▶ WHAT THE TASK REQUIRES: The lines from the top of the material below through the line containing "plt.rcParams['mathtext.it'] = 'Open" are to be printed exactly, with pictures omitted.
***
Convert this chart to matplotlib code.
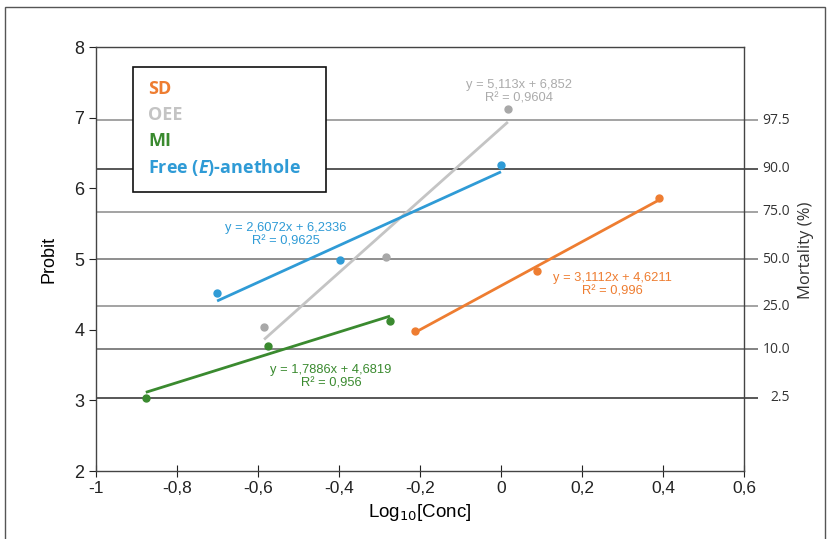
import matplotlib
matplotlib.use("Agg")
import matplotlib.pyplot as plt
from matplotlib.patches import Rectangle
import numpy as np

plt.rcParams['font.family'] = ['Liberation Sans', 'DejaVu Sans']
plt.rcParams['mathtext.fontset'] = 'custom'
plt.rcParams['mathtext.rm'] = 'Liberation Sans Narrow'
plt.rcParams['mathtext.it'] = 'Open Sans:italic:bold'

# log10 concentration vs probit for each formulation
sd_x = [-0.212, 0.089, 0.390]
sd_y = [3.98, 4.83, 5.86]
oee_x = [-0.585, -0.284, 0.017]
oee_y = [4.04, 5.03, 7.12]
mi_x = [-0.877, -0.575, -0.274]
mi_y = [3.03, 3.77, 4.12]
free_x = [-0.701, -0.398, 0.0]
free_y = [4.52, 4.98, 6.33]

# fitted trendlines (slope, intercept, R2)
sd_fit = (3.1112, 4.6211, 0.996)
oee_fit = (5.113, 6.852, 0.9604)
mi_fit = (1.7886, 4.6819, 0.956)
free_fit = (2.6072, 6.2336, 0.9625)

mortality = [97.5, 90.0, 75.0, 50.0, 25.0, 10.0, 2.5]
mortality_probit = [6.96, 6.28, 5.67, 5.0, 4.33, 3.72, 3.04]
mortality_labels = ['97.5', '90.0', '75.0', '50.0', '25.0', '10.0', '2.5']

xtick_labels = ['-1', '-0,8', '-0,6', '-0,4', '-0,2', '0', '0,2', '0,4', '0,6']

c_sd = '#EE7D31'
c_oee = '#C4C4C4'
c_mi = '#3A8A2F'
c_free = '#2F9BD6'
narrow = ['Liberation Sans Narrow', 'Liberation Sans', 'DejaVu Sans']

fig = plt.figure(figsize=(8.27, 5.39), dpi=100)
ax = fig.add_axes([96/827, 68/539, 648/827, 424/539])

ax.set_xlim(-1, 0.6)
ax.set_ylim(2, 8)

# mortality reference lines, running a bit past the right spine
line_cols = ['#8a8a8a', '#2a2a2a', '#8a8a8a', '#707070', '#8a8a8a', '#606060', '#2a2a2a']
for p, lc, lab in zip(mortality_probit, line_cols, mortality_labels):
    ax.hlines(p, -1, 0.635, color=lc, lw=1.1, clip_on=False, zorder=1)
    ax.text(0.714, p, lab, ha='right', va='center', fontsize=10,
            family=['Open Sans', 'DejaVu Sans'], color='#333333')
ax.axhline(8, color='#9a9a9a', lw=1.5, zorder=1)

def series(xs, ys, fit, col, lc=None):
    s, b, r2 = fit
    xs = np.array(xs)
    ax.plot(xs[[0, -1]], s * xs[[0, -1]] + b, color=lc or col, lw=2, zorder=2,
            solid_capstyle='butt')
    ax.plot(xs, ys, 'o', color=col, ms=5, zorder=3)

series(sd_x, sd_y, sd_fit, c_sd)
series(oee_x, oee_y, oee_fit, '#A8A8A8', c_oee)
series(mi_x, mi_y, mi_fit, c_mi)
series(free_x, free_y, free_fit, c_free)

def eq(x, y, fit, col, fmt_s, fmt_b, fmt_r):
    s, b, r2 = fit
    txt = ('y = ' + fmt_s.format(s) + 'x + ' + fmt_b.format(b) + '\nR² = ' + fmt_r.format(r2)).replace('.', ',')
    ax.text(x, y, txt, ha='center', va='center', color=col, fontsize=9.3, linespacing=1.15)

eq(0.044, 7.37, oee_fit, '#ABABAB', '{:.3f}', '{:.3f}', '{:.4f}')
eq(0.274, 4.63, sd_fit, c_sd, '{:.4f}', '{:.4f}', '{:.3f}')
eq(-0.532, 5.34, free_fit, c_free, '{:.4f}', '{:.4f}', '{:.4f}')
eq(-0.42, 3.33, mi_fit, c_mi, '{:.4f}', '{:.4f}', '{:.3f}')

ax.set_xticks(np.arange(-1, 0.61, 0.2))
ax.set_xticklabels(xtick_labels, family=narrow)
ax.set_yticks(range(2, 9))
ax.tick_params(axis='x', direction='inout', length=9, labelsize=12.5, colors='#222222', pad=3)
ax.tick_params(axis='y', direction='out', length=5, labelsize=13, colors='#222222')
for sp in ax.spines.values():
    sp.set_color('#444444')
    sp.set_linewidth(1)

ax.set_xlabel(r'Log$_{10}$[Conc]', fontsize=13.5, labelpad=4, family=narrow)
ax.set_ylabel('Probit', fontsize=13, labelpad=12)
fig.text(806/827, 1 - 250/539, 'Mortality (%)', rotation=90, ha='center', va='center',
         fontsize=12, family=['Open Sans', 'DejaVu Sans'], color='#333333')

# legend box
fig.patches.append(Rectangle((133/827, 1 - 192/539), 193/827, 125/539, transform=fig.transFigure,
                             fill=True, facecolor='white', edgecolor='#111111', lw=1.2, zorder=5))
leg_items = [('SD', c_sd), ('OEE', c_oee), ('MI', c_mi), ('Free ($E$)-anethole', c_free)]
for i, (lab, col) in enumerate(leg_items):
    fig.text(148/827, 1 - (89 + 26 * i)/539, lab, color=col, fontsize=13, fontweight='bold',
             family=['Open Sans', 'DejaVu Sans'], va='center', ha='left', zorder=6)

# outer frame
fig.patches.append(Rectangle((5/827, -0.02), 820/827, 1.02 - 7/539, transform=fig.transFigure,
                             fill=False, edgecolor='#555555', lw=1))

fig.savefig('out.png', dpi=100)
***
▶ SOLVED PROBLEM:
Convert this chart to matplotlib code.
import matplotlib
matplotlib.use("Agg")
import matplotlib.pyplot as plt
from matplotlib.patches import Rectangle
import numpy as np

plt.rcParams['font.family'] = ['Liberation Sans', 'DejaVu Sans']
plt.rcParams['mathtext.fontset'] = 'custom'
plt.rcParams['mathtext.rm'] = 'Liberation Sans Narrow'
plt.rcParams['mathtext.it'] = 'Open Sans:italic:bold'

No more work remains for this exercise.